Am 25. November meldete das Onlineportal Arabi21, Geheimgespräche zwischen ranghohen Ansarullah-Kommandeuren und Offizieren der saudischen Streitkräfte fänden bereits seit zwei Wochen abwechselnd in der von den Huthis kontrollierten jemenitischen Hauptstadt Sanaa im Nordjemen und in Riad statt. Dies deckt sich mit der Angabe des UN-Sondervermittlers für den Jemen, Martin Griffiths, wonach seit rund zwei Wochen die Zahl der saudischen Luftangriffe um 80 Prozent zurückgegangen sei. Berichten zufolge haben die Saudis eine einjährige Feuerpause in Aussicht gestellt. Angeblich lehnen die Huthis dies ab, verlangen statt dessen einen vollständigen Waffenstillstand und drohen für den Fall, daß Riad dem nicht zustimmt, mit einer Eskalation ihrer grenzübergreifenden Drohnen- und Raketenangriffe.
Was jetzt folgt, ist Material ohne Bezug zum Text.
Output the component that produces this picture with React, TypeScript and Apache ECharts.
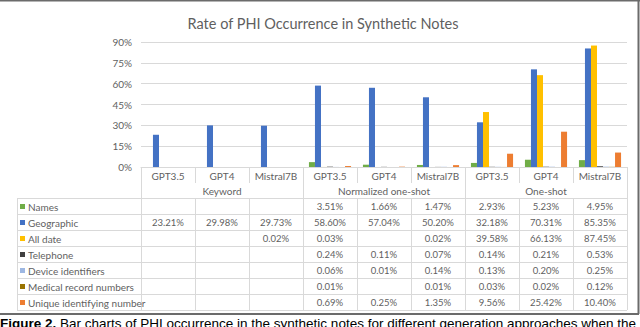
import React, { useEffect, useRef } from "react";
import * as echarts from "echarts";

const categories = ["GPT3.5", "GPT4", "Mistral7B", "GPT3.5", "GPT4", "Mistral7B", "GPT3.5", "GPT4", "Mistral7B"];
const groups = ["Keyword", "Normalized one-shot", "One-shot"];
const seriesNames = [
  "Names",
  "Geographic",
  "All date",
  "Telephone",
  "Device identifiers",
  "Medical record numbers",
  "Unique identifying number",
];
const names = [null, null, null, 3.51, 1.66, 1.47, 2.93, 5.23, 4.95];
const geographic = [23.21, 29.98, 29.73, 58.6, 57.04, 50.2, 32.18, 70.31, 85.35];
const allDate = [null, null, 0.02, 0.03, null, 0.02, 39.58, 66.13, 87.45];
const telephone = [null, null, null, 0.24, 0.11, 0.07, 0.14, 0.21, 0.53];
const deviceIds = [null, null, null, 0.06, 0.01, 0.14, 0.13, 0.2, 0.25];
const medicalRecord = [null, null, null, 0.01, null, 0.01, 0.03, 0.02, 0.12];
const uniqueIds = [null, null, null, 0.69, 0.25, 1.35, 9.56, 25.42, 10.4];
const seriesValues = [names, geographic, allDate, telephone, deviceIds, medicalRecord, uniqueIds];
const colors = ["#70AD47", "#4472C4", "#FFC000", "#404040", "#9DB7E2", "#997300", "#ED7D31"];
const yMax = 90;
const yInterval = 15;
const title = "Rate of PHI Occurrence in Synthetic Notes";

const W = 640;
const H = 327;
const GL = 141;
const GR = 627;
const GT = 42;
const GB = 167;
const TL = 17;
const ROW0 = 198;
const ROWH = 16;
const LINE = "#d9d9d9";
const TXT = "#5f5f5f";
const FONT = "Lato";

export default function App() {
  const ref = useRef<HTMLDivElement>(null);
  useEffect(() => {
    if (!ref.current) return;
    const chart = echarts.init(ref.current, null, { renderer: "svg" });
    const colW = (GR - GL) / categories.length;
    const graphics: any[] = [];
    const line = (x1: number, y1: number, x2: number, y2: number, color = LINE, w = 1) =>
      graphics.push({ type: "line", shape: { x1, y1, x2, y2 }, style: { stroke: color, lineWidth: w }, silent: true });
    const tableBottom = ROW0 + ROWH * seriesNames.length;
    for (let r = 0; r <= seriesNames.length; r++) {
      const y = ROW0 + ROWH * r + 0.5;
      line(TL, y, GR, y);
    }
    line(TL + 0.5, ROW0, TL + 0.5, tableBottom);
    for (let i = 0; i <= categories.length; i++) {
      const x = Math.round(GL + colW * i) + 0.5;
      if (i % 3 === 0) {
        line(x, GB, x, tableBottom);
      } else {
        line(x, GB, x, GB + 16);
        line(x, ROW0, x, tableBottom);
      }
    }
    groups.forEach((g, gi) => {
      graphics.push({
        type: "text",
        x: GL + colW * (gi * 3 + 1.5),
        y: 191,
        style: { text: g, fill: TXT, font: `10px ${FONT}`, textAlign: "center", textVerticalAlign: "middle" },
        silent: true,
      });
    });
    seriesNames.forEach((s, si) => {
      const cy = ROW0 + ROWH * si + ROWH / 2 + 0.5;
      graphics.push({
        type: "rect",
        shape: { x: 20, y: cy - 2.5, width: 5, height: 5 },
        style: { fill: colors[si] },
        silent: true,
      });
      graphics.push({
        type: "text",
        x: 28,
        y: cy,
        style: { text: s, fill: TXT, font: `10px ${FONT}`, textAlign: "left", textVerticalAlign: "middle" },
        silent: true,
      });
      seriesValues[si].forEach((v, ci) => {
        if (v === null) return;
        graphics.push({
          type: "text",
          x: GL + colW * (ci + 0.5),
          y: cy,
          style: {
            text: v.toFixed(2) + "%",
            fill: TXT,
            font: `9.5px ${FONT}`,
            textAlign: "center",
            textVerticalAlign: "middle",
          },
          silent: true,
        });
      });
    });
    line(0, 0.5, W, 0.5, "#6b6b6b", 2);
    line(638.5, 0, 638.5, 314, "#6b6b6b", 2);
    line(0, 314, 639, 314, "#6b6b6b", 2);
    graphics.push({
      type: "text",
      x: 0,
      y: 330,
      style: {
        text: "{b|Figure 2.} Bar charts of PHI occurrence in the synthetic notes for different generation approaches when the",
        fill: "#000",
        font: `13.5px "Liberation Sans"`,
        textAlign: "left",
        textVerticalAlign: "bottom",
        rich: {
          b: { fontWeight: "bold", fontSize: 13.5, fontFamily: "Liberation Sans", fill: "#000" },
        },
      },
      silent: true,
    });

    chart.setOption({
      animation: false,
      title: {
        text: title,
        left: 318,
        top: 11,
        textAlign: "center",
        textStyle: { fontFamily: FONT, fontSize: 14.5, fontWeight: "normal", color: TXT },
      },
      grid: { left: GL, right: W - GR, top: GT, bottom: H - GB },
      xAxis: {
        type: "category",
        data: categories,
        axisLine: { lineStyle: { color: LINE } },
        axisTick: { show: false },
        axisLabel: { color: TXT, fontFamily: FONT, fontSize: 10, margin: 4, interval: 0 },
      },
      yAxis: {
        type: "value",
        min: 0,
        max: yMax,
        interval: yInterval,
        axisLine: { show: false },
        axisTick: { show: false },
        splitLine: { lineStyle: { color: LINE } },
        axisLabel: { formatter: "{value}%", color: TXT, fontFamily: FONT, fontSize: 10, margin: 9 },
      },
      series: seriesNames.map((s, i) => ({
        name: s,
        type: "bar",
        data: seriesValues[i],
        barGap: "0%",
        barCategoryGap: "22%",
        itemStyle: { color: colors[i] },
      })),
      graphic: graphics,
    });
    return () => chart.dispose();
  }, []);
  return <div ref={ref} style={{ position: "fixed", left: 0, top: 0, width: W, height: H, background: "#fff" }} />;
}
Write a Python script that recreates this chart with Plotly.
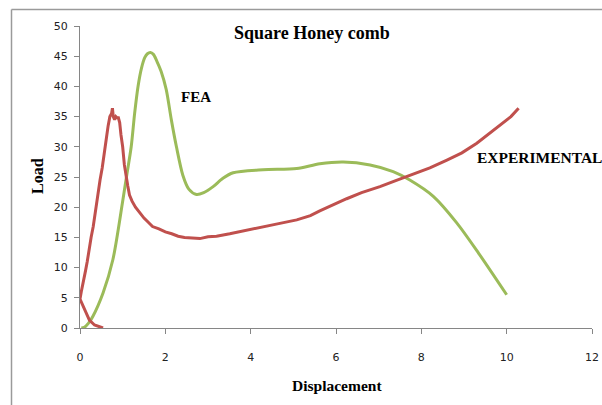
import plotly.graph_objects as go

# Experimental (red) series
exp_x = [0.54, 0.45, 0.34, 0.22, 0.11, 0.0, 0.03, 0.08, 0.13, 0.17, 0.21, 0.26, 0.31, 0.36, 0.41,
         0.47, 0.52, 0.58, 0.62, 0.66, 0.70, 0.74, 0.76, 0.78, 0.81, 0.84, 0.87, 0.90, 0.93, 0.96,
         1.00, 1.04, 1.08, 1.12, 1.16, 1.22, 1.30, 1.40, 1.50, 1.60, 1.70, 1.85, 2.00, 2.15, 2.30,
         2.45, 2.60, 2.81, 3.0, 3.2, 3.51, 3.8, 4.0, 4.29, 4.6, 5.08, 5.4, 5.62, 5.9, 6.25, 6.6,
         7.03, 7.4, 7.81, 8.2, 8.60, 8.95, 9.30, 9.6, 9.9, 10.1, 10.28]
exp_y = [0, 0.2, 0.5, 1.3, 3.0, 4.8, 6.0, 7.5, 9.5, 11.0, 13.0, 15.0, 16.8, 19.5, 21.5,
         24.5, 26.5, 30.0, 31.5, 33.5, 35.0, 35.5, 36.4, 35.0, 34.5, 35.0, 34.8, 34.8, 34.0, 32.0,
         30.0, 27.0, 25.0, 23.5, 22.0, 21.0, 20.0, 19.0, 18.2, 17.5, 16.8, 16.4, 15.9, 15.6, 15.2,
         15.0, 14.9, 14.8, 15.1, 15.2, 15.6, 16.0, 16.3, 16.7, 17.2, 17.9, 18.6, 19.4, 20.3, 21.4, 22.4,
         23.4, 24.4, 25.5, 26.5, 27.8, 29.0, 30.6, 32.2, 33.8, 35.0, 36.4]

# FEA (green) series
fea_x = [0.03, 0.10, 0.20, 0.30, 0.54, 0.77, 1.00, 1.10, 1.20, 1.28, 1.36, 1.44, 1.52, 1.58, 1.65,
         1.72, 1.80, 1.90, 2.02, 2.14, 2.26, 2.41, 2.55, 2.73, 2.90, 3.12, 3.35, 3.59, 4.29, 5.08,
         5.62, 6.17, 6.80, 7.34, 7.73, 8.28, 8.83, 9.34, 10.0]
fea_y = [0, 0.1, 0.8, 1.9, 5.8, 11.3, 21.0, 25.5, 30.0, 35.5, 40.0, 43.0, 44.8, 45.4, 45.6,
         45.3, 44.2, 42.5, 39.5, 34.5, 30.0, 25.3, 23.0, 22.1, 22.4, 23.4, 24.8, 25.7, 26.2, 26.4,
         27.2, 27.5, 27.0, 25.9, 24.5, 21.8, 17.4, 12.4, 5.5]

x_ticks = [0, 2, 4, 6, 8, 10, 12]
y_ticks = [0, 5, 10, 15, 20, 25, 30, 35, 40, 45, 50]

serif = "Liberation Serif"

fig = go.Figure()
fig.add_trace(go.Scatter(x=fea_x, y=fea_y, mode="lines", name="FEA",
                         line=dict(color="#9BBB59", width=3, shape="spline", smoothing=0.8)))
fig.add_trace(go.Scatter(x=exp_x, y=exp_y, mode="lines", name="EXPERIMENTAL",
                         line=dict(color="#C0504D", width=3)))

fig.update_layout(
    width=602, height=405, autosize=False,
    margin=dict(l=80, r=10, t=26, b=77, autoexpand=False),
    paper_bgcolor="white", plot_bgcolor="white",
    showlegend=False,
    xaxis=dict(range=[0, 12], tickvals=x_ticks, showgrid=False, zeroline=False,
               showline=True, linecolor="#868686", linewidth=1,
               ticks="outside", ticklen=5, tickcolor="#868686",
               ticklabelstandoff=14, automargin=False,
               tickfont=dict(family="DejaVu Sans", size=11, color="#222")),
    yaxis=dict(range=[0, 50], tickvals=y_ticks, showgrid=False, zeroline=False,
               showline=True, linecolor="#868686", linewidth=1,
               ticks="outside", ticklen=5, tickcolor="#868686",
               ticklabelstandoff=4, automargin=False,
               tickfont=dict(family="DejaVu Sans", size=11, color="#222")),
)

annots = [
    dict(text="<b>Square Honey comb</b>", x=312, y=33, size=18),
    dict(text="<b>FEA</b>", x=196, y=97, size=15),
    dict(text="<b>EXPERIMENTAL</b>", x=539, y=157, size=15.5),
    dict(text="<b>Displacement</b>", x=337, y=385, size=15.5),
]
for a in annots:
    fig.add_annotation(text=a["text"], xref="paper", yref="paper",
                       x=(a["x"] - 80) / 512, y=(328 - a["y"]) / 302,
                       showarrow=False, xanchor="center", yanchor="middle",
                       font=dict(family=serif, size=a["size"], color="black"))
fig.add_annotation(text="<b>Load</b>", xref="paper", yref="paper",
                   x=(37 - 80) / 512, y=(328 - 176) / 302, textangle=-90,
                   showarrow=False, xanchor="center", yanchor="middle",
                   font=dict(family=serif, size=16, color="black"))

# outer frame (left and top edges visible)
fx = (11.5 - 80) / 512
fy = (328 - 9.5) / 302
fig.add_shape(type="line", xref="paper", yref="paper", x0=fx, y0=fy, x1=fx, y1=-0.5,
              line=dict(color="#9a9a9a", width=1.5))
fig.add_shape(type="line", xref="paper", yref="paper", x0=fx, y0=fy, x1=1.1, y1=fy,
              line=dict(color="#9a9a9a", width=1.5))

fig.write_html("out.html",
               config={"displayModeBar": False, "responsive": False},
               post_script="document.body.style.margin='0';document.body.style.overflow='hidden';")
Selbst wenn sich die Ansarullah-Bewegung und Riad verständigen sollten, bleibt der Weg hin zu einer Normalisierung, gar politischer Stabilität im Jemen lang und steinig. Dies zeigt die Entwicklung im südlichen Teil des Landes, das seit Mitte 2015 unter Kontrolle der Streitkräfte Saudi-Arabiens und der Vereinigten Arabischen Emirate sowie ihrer jeweiligen Verbündeten, die Kämpfer der Regierung um Interimspräsident Abd Rabbu Mansur Hadi sowie die Anhänger des Südlichen Übergangsrats (Southern Transitional Council - STC), steht. Der Süden tritt für eine Rückkehr zum Status Quo, als das Land noch in Nord- und Südjemen (bis 1990) geteilt war, ein.
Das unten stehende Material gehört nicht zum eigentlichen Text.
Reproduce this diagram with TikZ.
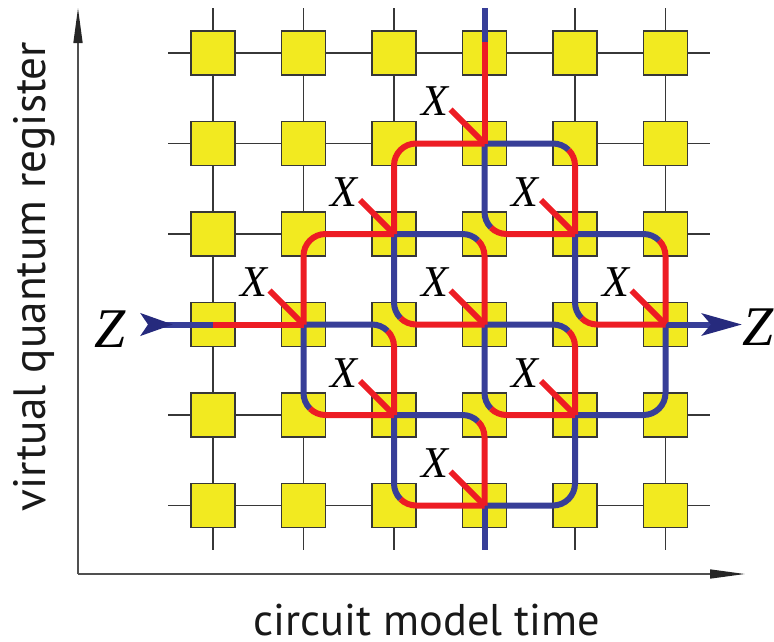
\documentclass[tikz,border=0pt]{standalone}
\usepackage{fontspec}
\newfontfamily\tms{Liberation Serif}
\newfontfamily\labfont{PT Sans}
\usetikzlibrary{arrows.meta,calc,backgrounds}
\definecolor{sqyellow}{RGB}{242,234,32}
\definecolor{pred}{RGB}{237,28,36}
\definecolor{pblue}{RGB}{55,62,152}
\definecolor{pnavy}{RGB}{38,42,125}
\definecolor{gline}{RGB}{55,55,55}
\definecolor{axcol}{RGB}{80,80,80}

\newcommand\blueturn[7]{\draw[bl] (#1.center) -- ($(#2.center)+(#4)$) arc[start angle=#5, end angle=#6, radius=22] coordinate (m-#2-#5);}
\newcommand\redturn[7]{\draw[rd] (m-#2-#5) arc[start angle=#6, end angle=#7, radius=22] -- (#3.center);}
\newcommand\turnlist[1]{%
 #1{s-4-2}{s-5-2}{s-5-3}{-22,0}{270}{315}{360}%
 #1{s-3-3}{s-4-3}{s-4-4}{-22,0}{270}{315}{360}%
 #1{s-5-3}{s-6-3}{s-6-4}{-22,0}{270}{315}{360}%
 #1{s-2-4}{s-3-4}{s-3-5}{-22,0}{270}{315}{360}%
 #1{s-4-4}{s-5-4}{s-5-5}{-22,0}{270}{315}{360}%
 #1{s-3-5}{s-4-5}{s-4-6}{-22,0}{270}{315}{360}%
 #1{s-4-2}{s-4-3}{s-5-3}{0,-22}{180}{135}{90}%
 #1{s-3-3}{s-3-4}{s-4-4}{0,-22}{180}{135}{90}%
 #1{s-5-3}{s-5-4}{s-6-4}{0,-22}{180}{135}{90}%
 #1{s-2-4}{s-2-5}{s-3-5}{0,-22}{180}{135}{90}%
 #1{s-4-4}{s-4-5}{s-5-5}{0,-22}{180}{135}{90}%
 #1{s-3-5}{s-3-6}{s-4-6}{0,-22}{180}{135}{90}%
}

\begin{document}
\begin{tikzpicture}[x=1pt,y=-1pt,
  sq/.style={draw=gline, fill=sqyellow, line width=1.3pt, minimum size=44pt, inner sep=0pt},
  gridline/.style={draw=gline, line width=1.2pt},
  bl/.style={draw=pblue, line width=6pt},
  rd/.style={draw=pred, line width=6pt},
  xlab/.style={font={\tms\itshape\fontsize{44}{44}\selectfont}, inner sep=0pt},
  zlab/.style={font={\tms\itshape\fontsize{56}{56}\selectfont}, inner sep=0pt},
  ylabst/.style={font={\labfont\fontsize{45.3}{45.3}\selectfont}, inner sep=0pt, text=black!90},
  xlabst/.style={font={\labfont\fontsize{44.4}{44.4}\selectfont}, inner sep=0pt, text=black!90},
  axis/.style={draw=axcol, line width=1.5pt},
  axtip/.style={-{Triangle[length=35pt,width=9pt,color=black!85]}}
]
\useasboundingbox (0,0) rectangle (774,641);

% squares
\foreach \i in {1,...,6}{
  \foreach \j in {1,...,6}{
    \node[sq] (s-\i-\j) at ({213+(\i-1)*90.5},{53+(\j-1)*90.5}) {};
  }
}
% grid lines (behind)
\begin{scope}[on background layer]
\foreach \k in {1,...,6}{
  \coordinate (hl-\k) at (168,{53+(\k-1)*90.5});
  \coordinate (hr-\k) at (710,{53+(\k-1)*90.5});
  \coordinate (vt-\k) at ({213+(\k-1)*90.5},8);
  \coordinate (vb-\k) at ({213+(\k-1)*90.5},550);
  \draw[gridline] (hl-\k) -- (hr-\k);
  \draw[gridline] (vt-\k) -- (vb-\k);
}
\end{scope}

% axes
\coordinate (o) at (78,574);
\coordinate (ay) at (78,8);
\coordinate (ax) at (745,574);
\draw[axis,axtip] (o) -- (ay);
\draw[axis,axtip] (o) -- (ax);

% ---- blue lines
\coordinate (tt) at (484.5,8);
\coordinate (tm) at (484.5,42);
\coordinate (bb) at (484.5,550);
\coordinate (zl) at (149,324.5);
\coordinate (zlt) at (173,324.5);
\coordinate (zr) at (742,324.5);
\draw[bl] (tt) -- (tm);
\draw[bl] (s-4-6.center) -- (bb);
\draw[bl] (zl) -- (s-1-4.center);
\turnlist\blueturn
\draw[bl] (s-6-4.center) -- ($(s-6-5.center)+(0,-22)$) arc[start angle=0,end angle=90,radius=22] -- (s-5-5.center);
\draw[bl] (s-5-5.center) -- ($(s-5-6.center)+(0,-22)$) arc[start angle=0,end angle=90,radius=22] -- (s-4-6.center);

% ---- red lines
\draw[rd] (tm) -- (s-4-2.center);
\draw[rd] (s-4-2.center) -- ($(s-3-2.center)+(22,0)$) arc[start angle=270,end angle=180,radius=22] -- (s-3-3.center);
\draw[rd] (s-3-3.center) -- ($(s-2-3.center)+(22,0)$) arc[start angle=270,end angle=180,radius=22] -- (s-2-4.center);
\draw[rd] (s-1-4.center) -- (s-2-4.center);
\turnlist\redturn

% ---- Z arrows
\draw[bl, -{Stealth[length=32pt,width=22pt,inset=7pt,color=pnavy]}] (zl) -- (zlt);
\draw[bl, -{Stealth[length=40pt,width=22pt,inset=9pt,color=pnavy]}] (s-6-4.center) -- (zr);
\node[zlab] (zL) at (110,329) {Z};
\node[zlab] (zR) at (758,327) {Z};

% ---- X markers
\foreach \v/\n in {s-4-2/1,s-3-3/2,s-5-3/3,s-2-4/4,s-4-4/5,s-6-4/6,s-3-5/7,s-5-5/8,s-4-6/9}{
  \draw[rd] ($(\v.center)+(-34,-34)$) -- (\v.center);
  \node[xlab] (x\n) at ($(\v.center)+(-50,-42)$) {X};
}

% ---- axis labels
\node[ylabst, rotate=90, anchor=base] (ylab) at (45.5,276.5) {virtual quantum register};
\node[xlabst, anchor=base] (xlab) at (427,635.5) {circuit model time};
\end{tikzpicture}
\end{document}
Im Juni haben die Emirater mit dem Abzug ihrer rund 5000 Mann starken Streitmacht aus den Provinzen im Süden und Osten des Jemens begonnen. Daraufhin ist es in der Hafenmetropole Aden, die seit 2015 der Hadi-Regierung als Hauptstadt dient, zu einer wochenlangen, blutigen Auseinandersetzung zwischen STC-Kämpfern und Hadi-Milizionären gekommen. Erst durch die Entsendung zusätzlicher saudischer Truppen flauten die Kämpfe ab. Am 5. November haben in Riad - unter den Augen des saudischen Thronnachfolgers und De-Facto-Regierungschefs Kronprinz Mohammed bin Salman sowie seines emiratischen Pendants Kronprinz Mohammed bin Zaid - Hadi und der STC-Vorsitzende Aidarus Al Zubaidi einen Friedensvertrag unterzeichnet. Das Abkommen sieht vor, daß mehrere STC-Vertreter Kabinettsposten erhalten und die STC-Sicherheitskräfte dem Innenministerium und die STC-Streitkräfte dem Verteidigungsministerium der Hadi-Regierung unterstellt werden.
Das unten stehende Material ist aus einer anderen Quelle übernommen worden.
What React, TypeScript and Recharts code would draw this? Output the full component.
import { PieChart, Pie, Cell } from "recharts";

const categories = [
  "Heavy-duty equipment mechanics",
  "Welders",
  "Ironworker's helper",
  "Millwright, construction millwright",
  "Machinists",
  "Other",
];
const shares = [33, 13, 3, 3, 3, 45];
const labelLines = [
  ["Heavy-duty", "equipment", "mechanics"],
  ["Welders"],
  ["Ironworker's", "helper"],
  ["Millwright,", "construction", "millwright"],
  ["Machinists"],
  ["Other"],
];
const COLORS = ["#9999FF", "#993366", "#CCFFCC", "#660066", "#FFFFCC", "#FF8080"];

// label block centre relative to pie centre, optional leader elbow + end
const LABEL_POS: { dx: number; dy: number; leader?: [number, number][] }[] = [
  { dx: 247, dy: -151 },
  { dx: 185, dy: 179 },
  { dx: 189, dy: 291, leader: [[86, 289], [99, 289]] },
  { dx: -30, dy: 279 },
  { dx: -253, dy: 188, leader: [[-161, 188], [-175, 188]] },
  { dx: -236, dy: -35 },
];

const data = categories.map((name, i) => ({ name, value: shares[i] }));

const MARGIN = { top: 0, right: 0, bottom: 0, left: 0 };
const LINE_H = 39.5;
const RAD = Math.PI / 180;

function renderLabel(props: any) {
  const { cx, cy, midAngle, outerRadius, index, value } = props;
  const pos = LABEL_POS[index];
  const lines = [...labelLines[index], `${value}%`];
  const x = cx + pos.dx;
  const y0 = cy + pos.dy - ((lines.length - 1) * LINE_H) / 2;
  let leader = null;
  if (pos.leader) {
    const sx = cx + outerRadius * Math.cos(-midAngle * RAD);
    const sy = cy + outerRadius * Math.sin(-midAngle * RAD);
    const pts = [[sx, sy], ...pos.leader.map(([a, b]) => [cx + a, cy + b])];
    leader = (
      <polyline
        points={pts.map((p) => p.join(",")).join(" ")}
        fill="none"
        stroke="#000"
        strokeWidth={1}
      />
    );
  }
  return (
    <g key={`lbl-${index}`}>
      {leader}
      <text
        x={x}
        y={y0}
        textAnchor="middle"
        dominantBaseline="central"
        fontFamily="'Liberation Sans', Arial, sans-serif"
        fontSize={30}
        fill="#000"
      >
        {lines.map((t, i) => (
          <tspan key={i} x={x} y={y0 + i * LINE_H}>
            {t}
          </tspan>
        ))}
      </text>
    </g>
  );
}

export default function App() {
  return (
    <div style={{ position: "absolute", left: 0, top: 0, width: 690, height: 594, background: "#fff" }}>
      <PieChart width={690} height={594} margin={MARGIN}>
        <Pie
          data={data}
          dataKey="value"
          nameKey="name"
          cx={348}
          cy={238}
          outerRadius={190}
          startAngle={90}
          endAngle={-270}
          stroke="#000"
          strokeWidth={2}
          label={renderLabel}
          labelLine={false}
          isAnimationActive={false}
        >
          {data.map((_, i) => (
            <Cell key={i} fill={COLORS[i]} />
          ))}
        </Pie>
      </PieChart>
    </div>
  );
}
Bislang bleibt der Vertrag jedoch unerfüllt. STC-Anhänger weigern sich, wichtige Objekte in und um Aden, die sie im August besetzt haben - etwa den Präsidentenpalast der seit vier Jahren aus Sicherheitsgründen in Riad weilenden Hadis -, herzugeben. Ein Ausbruch von Feindseligkeiten innerhalb des Anti-Huthi-Lagers, zu dem auf Hadi-Seite inoffiziell auch al-kaida- und IS-nahe, sunnitisch-fundamentalistische "Terrorgruppen" gehören, kann nicht ausgeschlossen werden.

Währenddessen bemühen sich die Emirater weniger still und heimlich als vielmehr offen und unverfroren, sich zu den neuen Herrschern über die Insel Sokotra aufzuschwingen. Die von etwas mehr als 40.000 Menschen bewohnte, 133 Kilometer lange und 42 Kilometer breite Insel stellt mit kleineren Nebeninseln eins der 21 Gouvernements im Jemen dar. Wegen seiner geografischen Lage am Horn von Afrika ist Sokotra von enormer strategischer Bedeutung. Von dort aus ist der ganze Schiffsverkehr zwischen dem Indischen Ozean und dem Roten Meer leicht zu kontrollieren. Seit einiger Zeit bringen die Emirater immer mehr Soldaten und Kriegsgerät auf die Insel und rüsten dort junge Männer zu einer eigenen Miliz auf. Laut der Lokalzeitung Socotra Post befürchten nicht wenige Menschen auf der Insel, daß die Emirater einen Putsch gegen den bisherigen Gouverneur Ramsi Mahruz planen, um in Hadibu die eigenen Handlanger an die Macht zu bringen.